Building Classroom Management Early
The habits you establish in week one will follow you all year. Start as you mean to continue.
Set Clear Expectations
Even if you’re easygoing by nature, establish basic rules immediately:
- Speak English (or try)
- Raise hands to speak
- Respect others when they’re talking
- Come prepared with materials
You can always loosen up later. It’s nearly impossible to become stricter after starting too relaxed.
Learn Names Quickly
Use name tents, seating charts, name games – whatever works. Students respond better when you know their names. It also prevents the awkward “you, in the blue shirt” moment.
Be Consistent
If something is not okay on Monday, it can’t be okay on Wednesday just because you’re tired. Students need consistency to feel secure and understand boundaries.
Positive Reinforcement Works
Korean students respond incredibly well to praise and positive attention. Stickers, stamps, verbal encouragement – use them liberally. The students who seem most disengaged often respond best to sincere praise when they do participate.
By the End of Week One
You won’t have everything figured out. Not even close. But you’ll have:
- Survived your first classes
- Started learning names and faces
- Figured out the basics of your schedule
- Located essential places in your neighborhood
- Made initial connections with coworkers
- Begun understanding your hagwon’s culture and expectations
That’s genuinely impressive for seven days in a foreign country.
Looking Ahead
The first week is the hardest. Week two will still be challenging, but you’ll know where things are and what’s expected. By week three, you’ll have routines. By week four, you’ll actually feel like maybe you can do this job.

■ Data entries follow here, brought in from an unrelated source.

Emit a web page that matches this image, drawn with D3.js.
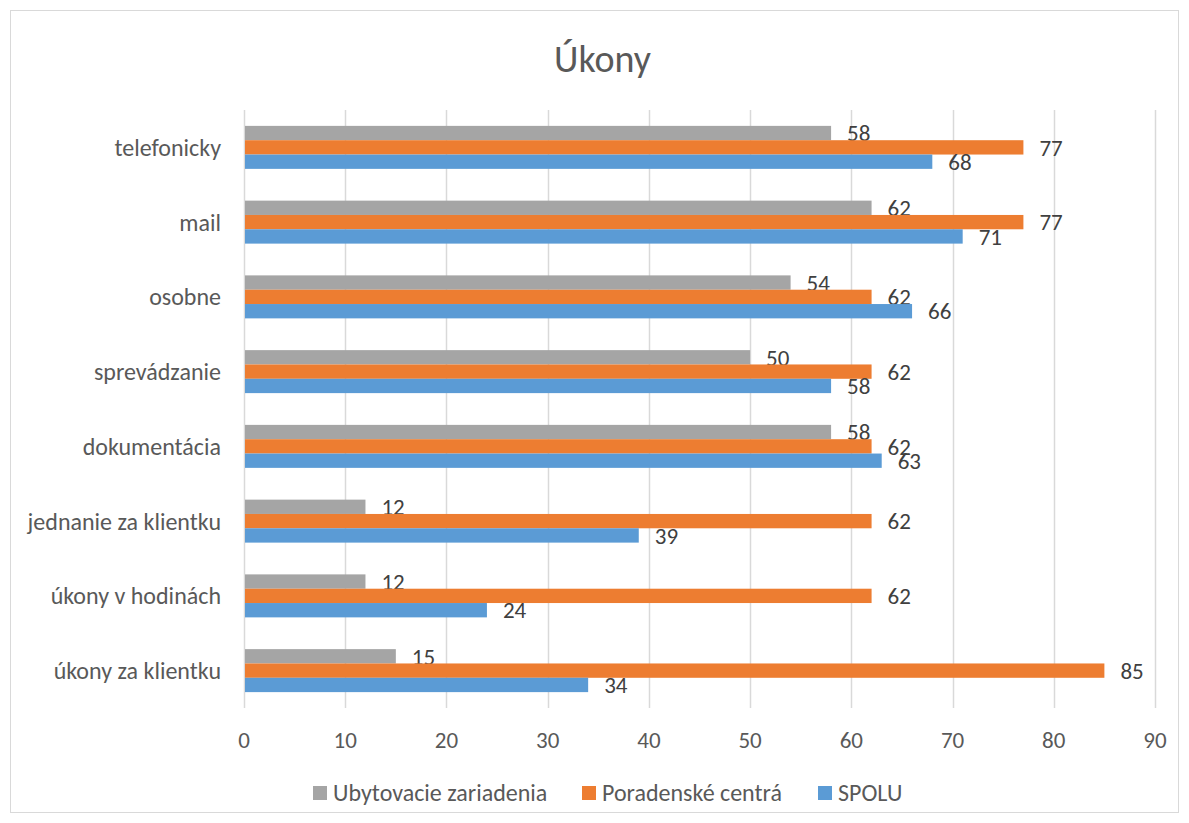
<!DOCTYPE html>
<html>
<head>
<meta charset="utf-8">
<script src="https://cdn.jsdelivr.net/npm/d3@7"></script>
<style>
  body { margin: 0; background: #fff; }
  #svg-container { width: 1189px; height: 823px; }
  text { font-family: Carlito, Lato, "Open Sans", sans-serif; }
</style>
</head>
<body>
<div id="svg-container"></div>
<script>
var categories = ["telefonicky", "mail", "osobne", "sprevádzanie", "dokumentácia",
                  "jednanie za klientku", "úkony v hodinách", "úkony za klientku"];
var seriesNames = ["Ubytovacie zariadenia", "Poradenské centrá", "SPOLU"];
var ubytovacie = [58, 62, 54, 50, 58, 12, 12, 15];
var poradenske = [77, 77, 62, 62, 62, 62, 62, 85];
var spolu = [68, 71, 66, 58, 63, 39, 24, 34];
var xTicks = [0, 10, 20, 30, 40, 50, 60, 70, 80, 90];
var colors = ["#A5A5A5", "#ED7D31", "#5B9BD5"];

var width = 1189, height = 823;
var margin = { top: 110, right: 34, bottom: 115, left: 244 };

var svg = d3.select("#svg-container")
            .append("svg")
            .attr("width", width)
            .attr("height", height);

// outer frame
svg.append("rect")
   .attr("x", 10.5).attr("y", 10.5)
   .attr("width", width - 21).attr("height", height - 21)
   .attr("fill", "#fff")
   .attr("stroke", "#d9d9d9");

svg.append("text")
   .attr("x", width / 2 + 8)
   .attr("y", 72)
   .attr("text-anchor", "middle")
   .attr("font-size", 38)
   .attr("fill", "#595959")
   .text("Úkony");

var g = svg.append("g")
           .attr("transform", "translate(" + margin.left + "," + margin.top + ")");

var innerW = 911, innerH = 598;

var scaleX = d3.scaleLinear().domain([0, 90]).range([0, innerW]);
var scaleY = d3.scaleBand().domain(categories).range([0, innerH]).paddingInner(0.425).paddingOuter(0.2125);
var scaleSeries = d3.scaleBand().domain(d3.range(3)).range([0, scaleY.bandwidth()]);

// gridlines
g.selectAll(".grid")
 .data(xTicks)
 .enter().append("line")
 .attr("x1", function(d) { return Math.round(scaleX(d)) + 0.5; })
 .attr("x2", function(d) { return Math.round(scaleX(d)) + 0.5; })
 .attr("y1", 0)
 .attr("y2", innerH)
 .attr("stroke", "#d9d9d9")
 .attr("stroke-width", 1.5);

// x tick labels
g.selectAll(".xlab")
 .data(xTicks)
 .enter().append("text")
 .attr("x", function(d) { return scaleX(d); })
 .attr("y", innerH + 32)
 .attr("dy", "0.35em")
 .attr("text-anchor", "middle")
 .attr("font-size", 23)
 .attr("fill", "#595959")
 .text(function(d) { return d; });

// category labels
g.selectAll(".ylab")
 .data(categories)
 .enter().append("text")
 .attr("x", -23)
 .attr("y", function(d) { return scaleY(d) + scaleY.bandwidth() / 2; })
 .attr("dy", "0.35em")
 .attr("text-anchor", "end")
 .attr("font-size", 24)
 .attr("fill", "#595959")
 .text(function(d) { return d; });

var series = [ubytovacie, poradenske, spolu];

series.forEach(function(vals, s) {
  var rows = categories.map(function(c, i) { return { cat: c, value: vals[i] }; });

  g.selectAll(".bar" + s)
   .data(rows)
   .enter().append("rect")
   .attr("x", scaleX(0) + 1)
   .attr("y", function(d) { return scaleY(d.cat) + scaleSeries(s); })
   .attr("width", function(d) { return scaleX(d.value) - scaleX(0) - 1; })
   .attr("height", scaleSeries.bandwidth())
   .attr("fill", colors[s]);

  g.selectAll(".lab" + s)
   .data(rows)
   .enter().append("text")
   .attr("x", function(d) { return scaleX(d.value) + 16; })
   .attr("y", function(d) { return scaleY(d.cat) + scaleSeries(s) + scaleSeries.bandwidth() / 2; })
   .attr("dy", "0.36em")
   .attr("font-size", 23)
   .attr("fill", "#404040")
   .text(function(d) { return d.value; });
});

// legend
var legendX = [313, 582, 818];
var legend = svg.selectAll(".legend")
                .data(seriesNames)
                .enter().append("g")
                .attr("transform", function(d, i) { return "translate(" + legendX[i] + ",793)"; });

legend.append("rect")
      .attr("x", 0).attr("y", -7)
      .attr("width", 14).attr("height", 14)
      .attr("fill", function(d, i) { return colors[i]; });

legend.append("text")
      .attr("x", 20)
      .attr("y", 0)
      .attr("dy", "0.35em")
      .attr("font-size", 24)
      .attr("fill", "#595959")
      .text(function(d) { return d; });
</script>
</body>
</html>
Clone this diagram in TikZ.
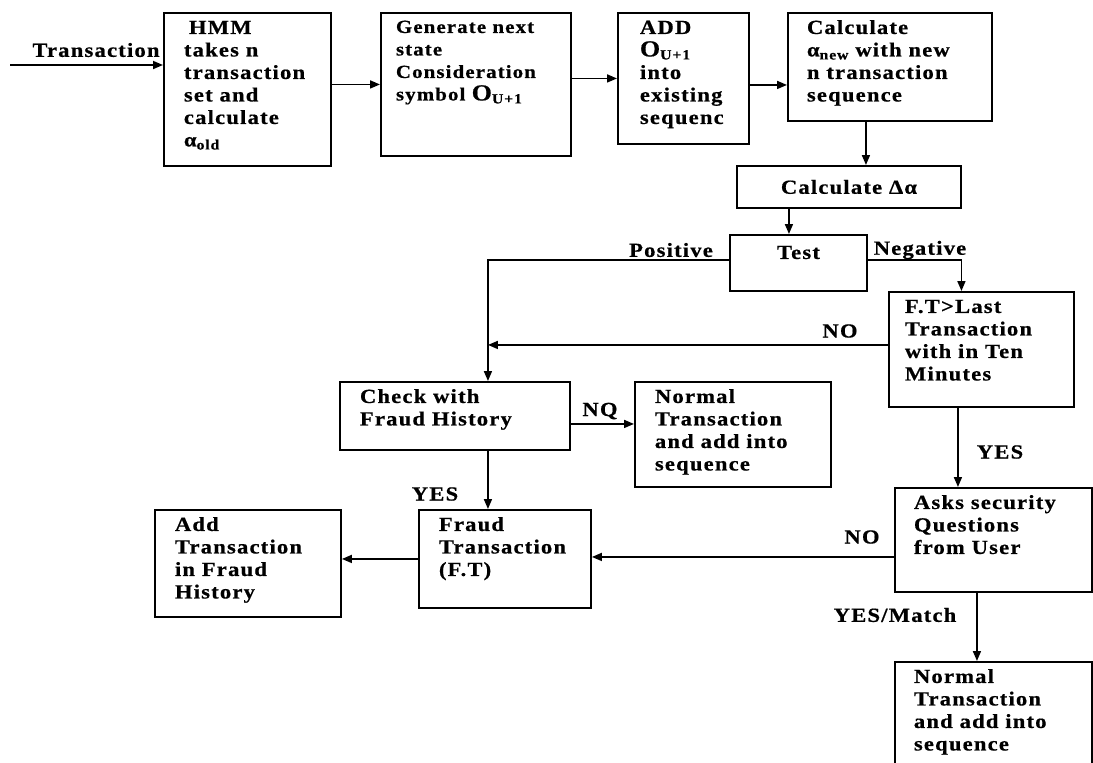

Give yourself credit for the difficulty of what you’re doing. You’re not just learning a new job – you’re building an entire life in a country where you probably don’t speak the language fluently, navigating cultural differences, and teaching kids who may or may not want to be there.
The teachers who thrive in Korea aren’t necessarily the most qualified or experienced. They’re the ones who stay flexible, maintain their sense of humor, and remember why they came in the first place – whether that’s adventure, cultural immersion, saving money, or simply trying something completely different.
Your first week will be chaotic and overwhelming and probably feature at least one moment where you wonder what you’ve gotten yourself into. But it will also likely include moments of unexpected joy – a student’s shy smile when they understand something, a coworker’s kindness, the thrill of navigating your first successful subway journey, or the satisfaction of eating incredible Korean food you can’t even pronounce.
You’ve got this. Thousands of teachers before you survived their first week at a Korean hagwon, and thousands more will after you. The job gets easier, Korea starts feeling like home, and one day – probably sooner than you expect – you’ll be the experienced teacher giving advice to the nervous newbie who just arrived.